**TASK DETAILS:**
Look below for the line with "Write the matplotlib code for this chart." and the line with "ax = fig.add_axes([0, 0, 1, 1])"; repeat exactly those two lines and all lines between them, but no pictures.
================
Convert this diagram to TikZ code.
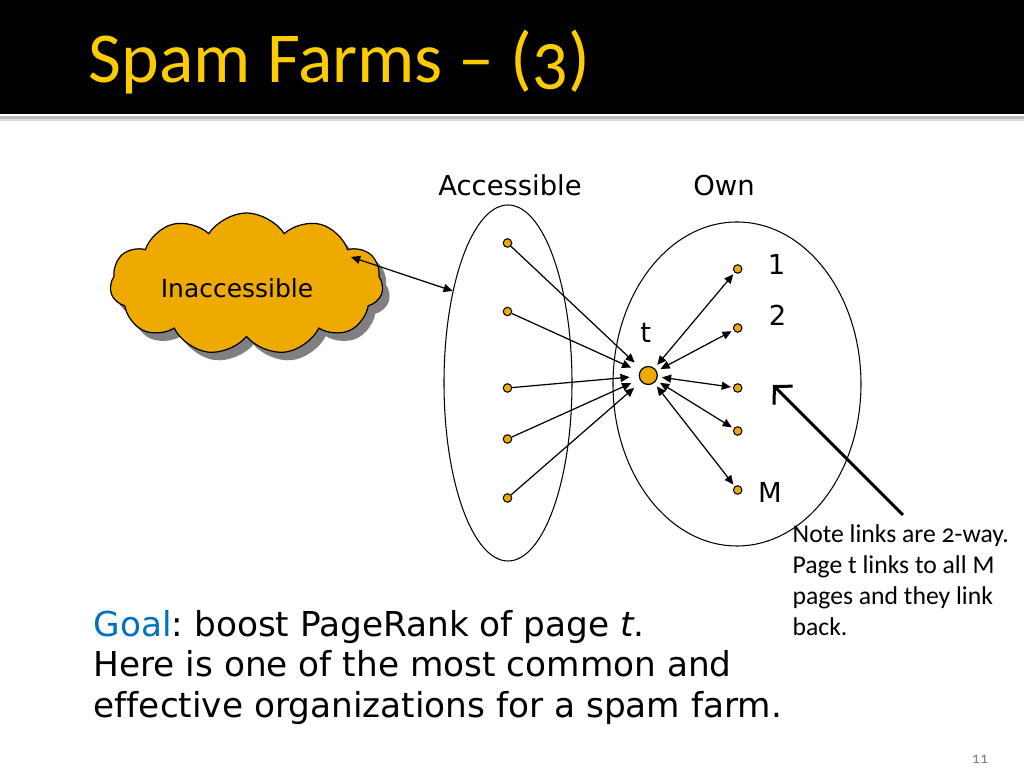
\documentclass[tikz,border=0pt]{standalone}
\usepackage{fontspec}
\setmainfont{DejaVu Sans}[Ligatures=NoCommon]
\newfontfamily\calfont{Carlito}[Numbers=OldStyle]
\usetikzlibrary{shapes.symbols,shapes.geometric,shadows,arrows.meta}
\definecolor{titleyellow}{RGB}{252,204,0}
\definecolor{nodeorange}{RGB}{238,170,0}
\definecolor{goalblue}{RGB}{0,112,192}
\definecolor{shadowgray}{RGB}{128,128,128}
\frenchspacing
\tikzset{
  link/.style={line width=0.35pt, -{Triangle[length=2.6pt,width=2.3pt]}, shorten >=2.6pt},
  twoway/.style={line width=0.35pt, {Triangle[length=2.6pt,width=2.3pt]}-{Triangle[length=2.6pt,width=2.3pt]}, shorten <=1.2pt, shorten >=0.6pt},
  page/.style={circle, draw, line width=0.3pt, fill=nodeorange, minimum size=0.085cm, inner sep=0pt},
  target/.style={circle, draw, line width=0.35pt, fill=nodeorange, minimum size=0.18cm, inner sep=0pt},
  region/.style={ellipse, draw, line width=0.3pt, inner sep=0pt},
  lab/.style={font=\fontsize{7.8pt}{9pt}\selectfont, inner sep=0pt},
}
\begin{document}
\begin{tikzpicture}
\useasboundingbox (0,0) rectangle (10.24,7.68);
% title bar
\fill[black] (0,7.68) rectangle (10.24,6.54);
\fill[gray!55] (0,6.52) rectangle (10.24,6.49);
\fill[gray!28] (0,6.49) rectangle (10.24,6.47);
\node[anchor=base west, inner sep=0pt, text=titleyellow, font=\calfont\fontsize{20.4pt}{24pt}\selectfont] (title) at (0.88,6.85) {Spam Farms – (3)};

% regions
\node[region, minimum width=1.28cm, minimum height=3.56cm] (acc) at (5.08,3.85) {};
\node[region, minimum width=2.48cm, minimum height=3.24cm] (own) at (7.37,3.84) {};
\node[lab, anchor=base] (acclab) at (5.10,5.72) {Accessible};
\node[lab, anchor=base] (ownlab) at (7.24,5.72) {Own};

% cloud
\node[cloud, cloud puffs=11, cloud puff arc=115, aspect=1.9, draw, line width=0.35pt, fill=nodeorange,
      minimum width=2.73cm, minimum height=1.42cm,
      drop shadow={shadow xshift=0.07cm, shadow yshift=-0.08cm, fill=shadowgray, opacity=1}] (cloud) at (2.465,4.84) {};
\node[lab, font=\fontsize{7.1pt}{9pt}\selectfont] (inacc) at (2.37,4.80) {Inaccessible};
\coordinate (cloudend) at (3.51,5.11);
\draw[twoway, shorten <=0pt, shorten >=0pt] (cloudend) -- (acc.121);

% accessible pages
\node[page] (a1) at (5.075,5.25) {};
\node[page] (a2) at (5.075,4.565) {};
\node[page] (a3) at (5.075,3.80) {};
\node[page] (a4) at (5.075,3.29) {};
\node[page] (a5) at (5.075,2.70) {};
% target
\node[target] (t) at (6.483,3.925) {};
\node[lab] (tlab) at (6.457,4.35) {t};
% own pages
\node[page] (o1) at (7.377,4.99) {};
\node[page] (o2) at (7.377,4.40) {};
\node[page] (o3) at (7.377,3.80) {};
\node[page] (o4) at (7.377,3.37) {};
\node[page] (o5) at (7.377,2.78) {};
\node[lab] (l1) at (7.767,5.03) {1};
\node[lab] (l2) at (7.777,4.53) {2};
\node[lab] (lM) at (7.70,2.75) {M};

\foreach \i in {1,...,5} {\draw[link] (a\i) -- (t);}
\foreach \i in {1,...,5} {\draw[twoway] (t) -- (o\i);}

% note
\coordinate (notetail) at (9.03,2.53);
\coordinate (notetip) at (7.73,3.83);
\draw[line width=0.85pt, -{Straight Barb[length=3.6pt,width=7.5pt]}] (notetail) -- (notetip);
\node[anchor=north west, align=left, inner sep=0pt, font=\calfont\fontsize{7.3pt}{8.8pt}\selectfont] (note) at (7.92,2.44)
  {Note links are 2-way.\\Page t links to all M\\pages and they link\\back.};

% goal
\node[anchor=north west, align=left, inner sep=0pt, font=\fontsize{9.76pt}{11.5pt}\selectfont] (goal) at (0.93,1.585)
  {\textcolor{goalblue}{Goal}: boost PageRank of page \textit{t}.\\Here is one of the most common and\\effective organizations for a spam farm.};

% page number
\node[inner sep=0pt, text=gray, font=\calfont\fontsize{4.5pt}{5pt}\selectfont] (pagenum) at (9.80,0.09) {11};
\end{tikzpicture}
\end{document}
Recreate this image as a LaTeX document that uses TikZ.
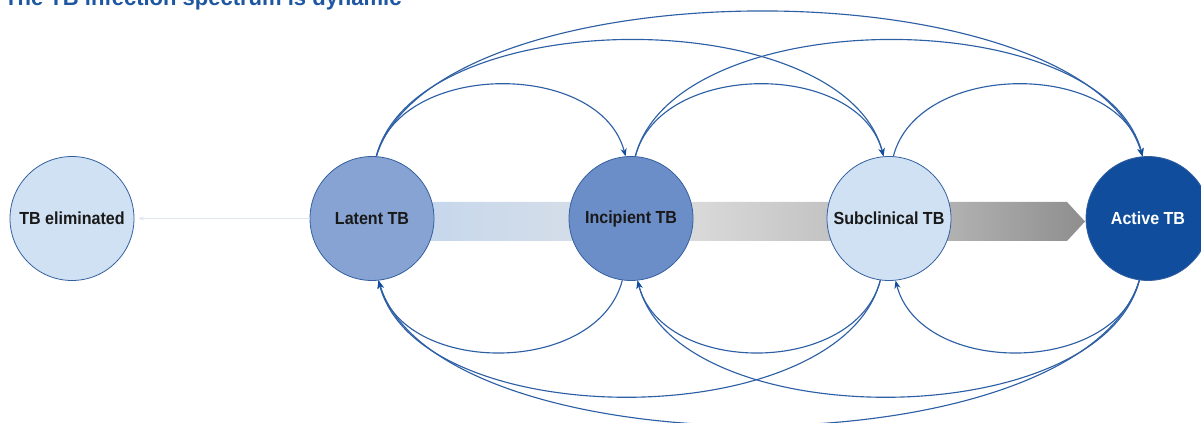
\documentclass[tikz,border=0pt]{standalone}
\usepackage{fontspec}
\setmainfont{Liberation Sans}
\newfontfamily\labfont[FakeStretch=0.92]{Liberation Sans}
\usetikzlibrary{arrows.meta}
\definecolor{titleblue}{RGB}{30,86,162}
\definecolor{elimfill}{RGB}{207,225,243}
\definecolor{latfill}{RGB}{134,163,211}
\definecolor{incfill}{RGB}{108,142,200}
\definecolor{actfill}{RGB}{17,77,157}
\definecolor{nodeborder}{RGB}{52,96,160}
\definecolor{arcblue}{RGB}{45,95,165}
\definecolor{faintline}{RGB}{222,230,240}
\definecolor{labeltext}{RGB}{25,25,25}
\definecolor{bandA}{RGB}{198,215,236}
\definecolor{bandB}{RGB}{211,221,233}
\definecolor{bandC}{RGB}{218,218,218}
\definecolor{bandD}{RGB}{196,196,196}
\definecolor{bandE}{RGB}{178,178,178}
\definecolor{bandF}{RGB}{142,142,142}
\pgfdeclarehorizontalshading{bandshade}{100bp}{color(0bp)=(bandA); color(25bp)=(bandA); color(35.4bp)=(bandB); color(45bp)=(bandC); color(55.2bp)=(bandD); color(64.6bp)=(bandE); color(75bp)=(bandF); color(100bp)=(bandF)}
\begin{document}
\begin{tikzpicture}[x=0.75pt,y=-0.75pt,
  statenode/.style={circle, draw=nodeborder, line width=0.6pt, minimum size=93pt, inner sep=0pt,
    font=\labfont\bfseries\fontsize{13.1}{15}\selectfont, text=labeltext},
  flowarc/.style={draw=arcblue, line width=0.85pt, -{Stealth[length=6pt,width=4.6pt,color=actfill]}},
  faintarrow/.style={draw=faintline, line width=0.6pt, -{Stealth[length=4pt,width=3pt]}, shorten >=3pt}
]
\useasboundingbox (0,0) rectangle (1201,423);
\clip (0,0) rectangle (1201,423);

% title (cropped at top)
\node[anchor=base west, inner sep=0pt, text=titleblue, font=\bfseries\fontsize{16.5}{18}\selectfont] (title) at (4,6) {The TB infection spectrum is dynamic};

% progression band
\coordinate (bandstart) at (425,202);
\shade[shading=bandshade] (425,202) -- (1067,202) -- (1085,221.5) -- (1067,241) -- (425,241) -- cycle;

% states
\node[statenode, fill=elimfill] (elim) at (72,218.5) {TB eliminated};
\node[statenode, fill=latfill] (lat) at (372,218.5) {Latent TB};
\node[statenode, fill=incfill] (inc) at (631,218.5) {Incipient TB};
\node[statenode, fill=elimfill] (sub) at (889,218.5) {Subclinical TB};
\node[statenode, fill=actfill, text=white] (act) at (1148,218.5) {Active TB};

% elimination
\draw[faintarrow] (lat.west) -- (elim.east);

% forward (top) arcs
\draw[flowarc] (lat.86) .. controls +(25,-96) and +(-25,-96) .. (inc.95);
\draw[flowarc] (inc.86) .. controls +(25,-96) and +(-25,-96) .. (sub.95);
\draw[flowarc] (sub.86) .. controls +(25,-96) and +(-25,-96) .. (act.95);
\draw[flowarc] (lat.86) .. controls +(40,-155) and +(-40,-155) .. (sub.95);
\draw[flowarc] (inc.86) .. controls +(40,-155) and +(-40,-155) .. (act.95);
\draw[flowarc] (lat.86) .. controls +(60,-193) and +(-60,-193) .. (act.95);

% backward (bottom) arcs
\draw[flowarc] (inc.262) .. controls +(-25,96) and +(25,96) .. (lat.276);
\draw[flowarc] (sub.262) .. controls +(-25,96) and +(25,96) .. (inc.276);
\draw[flowarc] (act.262) .. controls +(-25,96) and +(25,96) .. (sub.276);
\draw[flowarc] (sub.262) .. controls +(-40,155) and +(40,155) .. (lat.276);
\draw[flowarc] (act.262) .. controls +(-40,155) and +(40,155) .. (inc.276);
\draw[flowarc] (act.262) .. controls +(-60,193) and +(60,193) .. (lat.276);
\end{tikzpicture}
\end{document}
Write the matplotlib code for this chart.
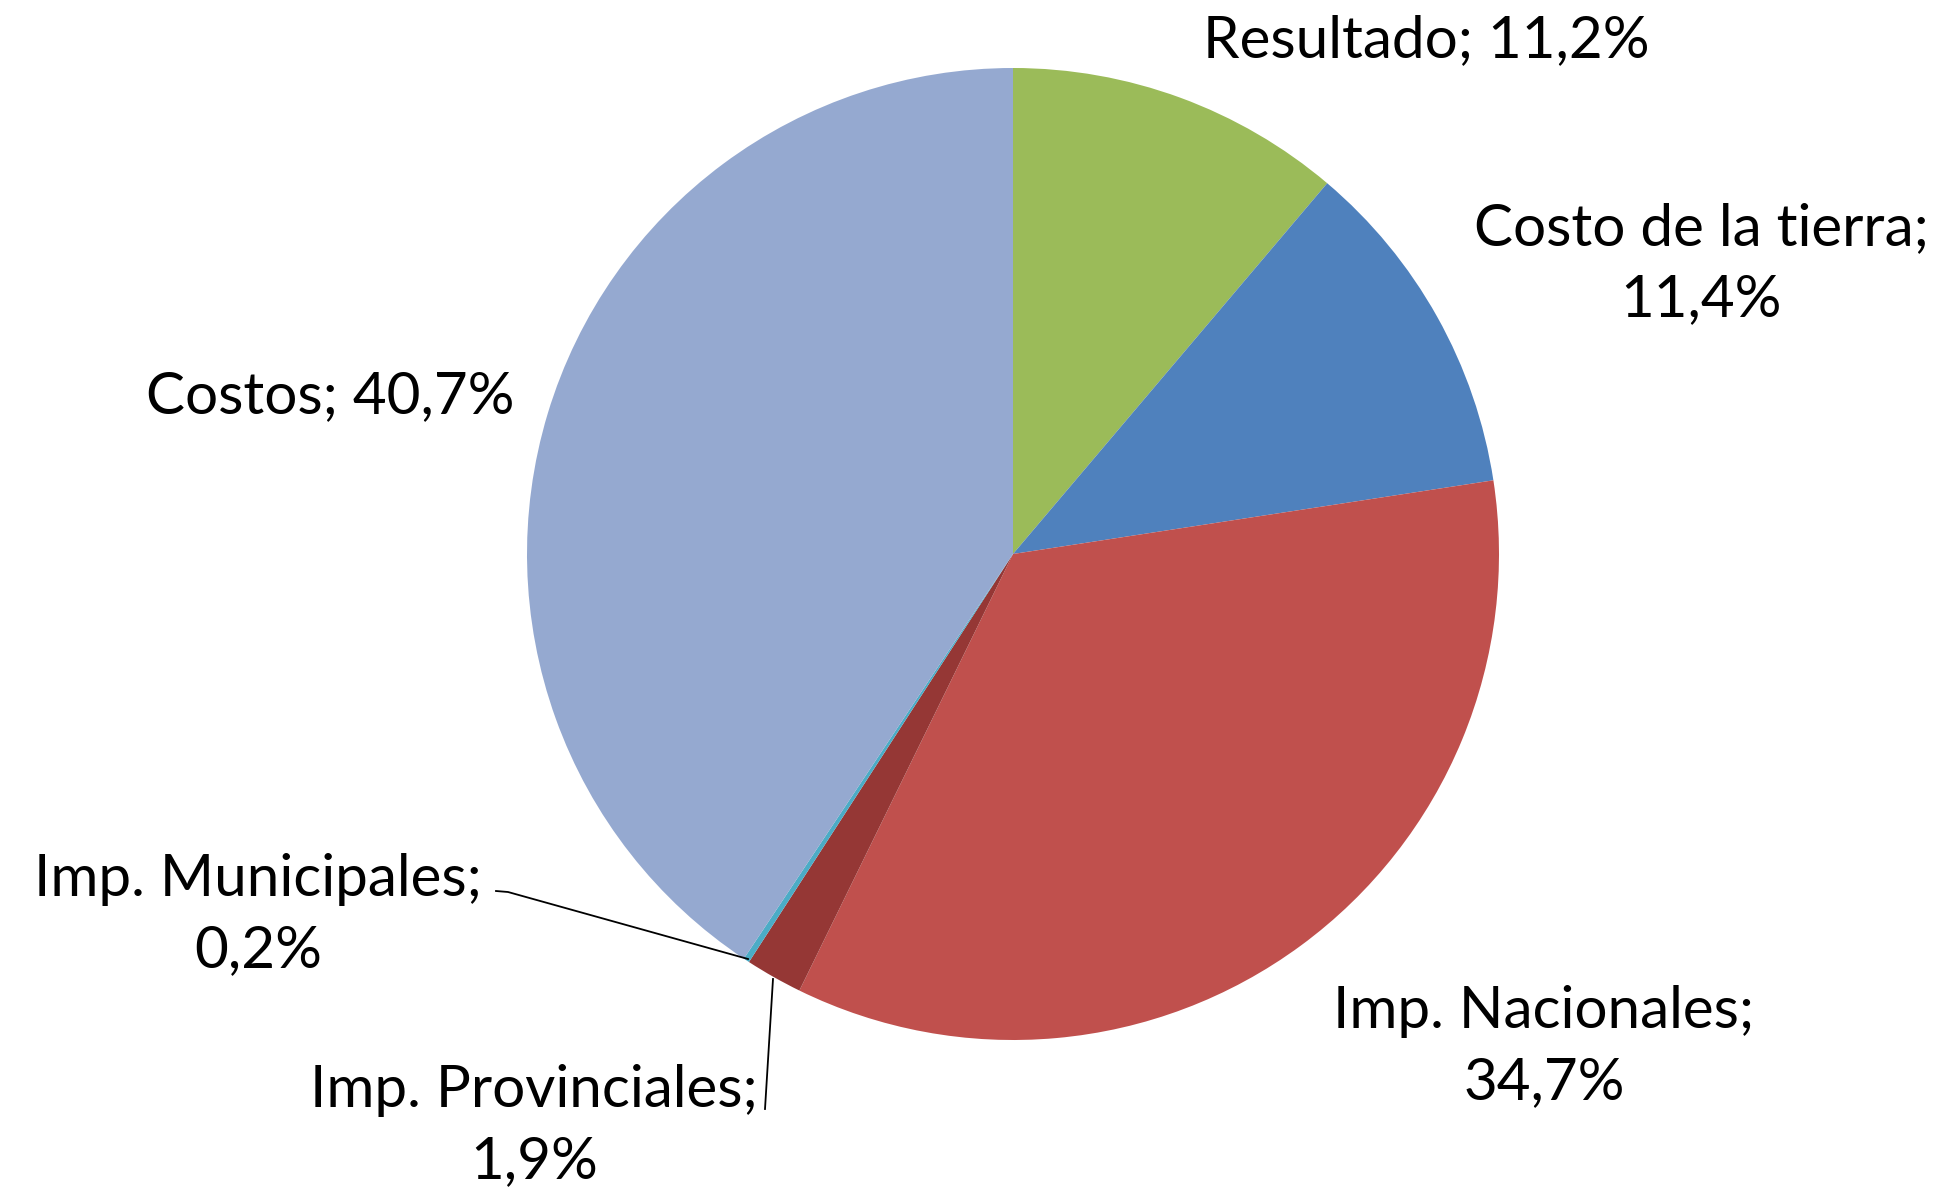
import matplotlib.pyplot as plt

# Data
categories = ["Resultado", "Costo de la tierra", "Imp. Nacionales",
              "Imp. Provinciales", "Imp. Municipales", "Costos"]
shares = [11.2, 11.4, 34.7, 1.9, 0.2, 40.7]
colors = ["#9BBB59", "#4F81BD", "#C0504D", "#953735", "#4BACC6", "#95A9D0"]

W, H = 1943, 1194
fig = plt.figure(figsize=(W / 100, H / 100), dpi=100)
ax = fig.add_axes([0, 0, 1, 1])

# pie in pixel space (y measured from bottom)
cx, cy, r = 1013, H - 554, 486
ax.pie(shares, colors=colors, startangle=90, counterclock=False,
       center=(cx, cy), radius=r, frame=True,
       wedgeprops=dict(linewidth=0))
ax.set_xlim(0, W)
ax.set_ylim(0, H)
ax.set_aspect("equal")
ax.axis("off")

def fmt(v):
    return f"{v:.1f}".replace(".", ",") + "%"

# label positions (pixel, from top) and whether to break onto two lines
label_pos = [(1426, 41, False), (1701, 264, True), (1544, 1047, True),
             (534, 1126, True), (258, 915, True), (330, 397, False)]

for name, v, (x, y, two) in zip(categories, shares, label_pos):
    sep = ";\n" if two else "; "
    ax.text(x, H - y, name + sep + fmt(v), ha="center", va="center",
            fontsize=42, family="Lato", linespacing=1.42, color="black")

# leader lines for the two small slices
ax.plot([496, 508, 748], [H - 891, H - 892, H - 959], color="black", lw=1.3)
ax.plot([765, 773], [H - 1109, H - 979], color="black", lw=1.3)

fig.savefig("out.png", dpi=100)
================
**RESPONSE:**
Write the matplotlib code for this chart.
import matplotlib.pyplot as plt

# Data
categories = ["Resultado", "Costo de la tierra", "Imp. Nacionales",
              "Imp. Provinciales", "Imp. Municipales", "Costos"]
shares = [11.2, 11.4, 34.7, 1.9, 0.2, 40.7]
colors = ["#9BBB59", "#4F81BD", "#C0504D", "#953735", "#4BACC6", "#95A9D0"]

W, H = 1943, 1194
fig = plt.figure(figsize=(W / 100, H / 100), dpi=100)
ax = fig.add_axes([0, 0, 1, 1])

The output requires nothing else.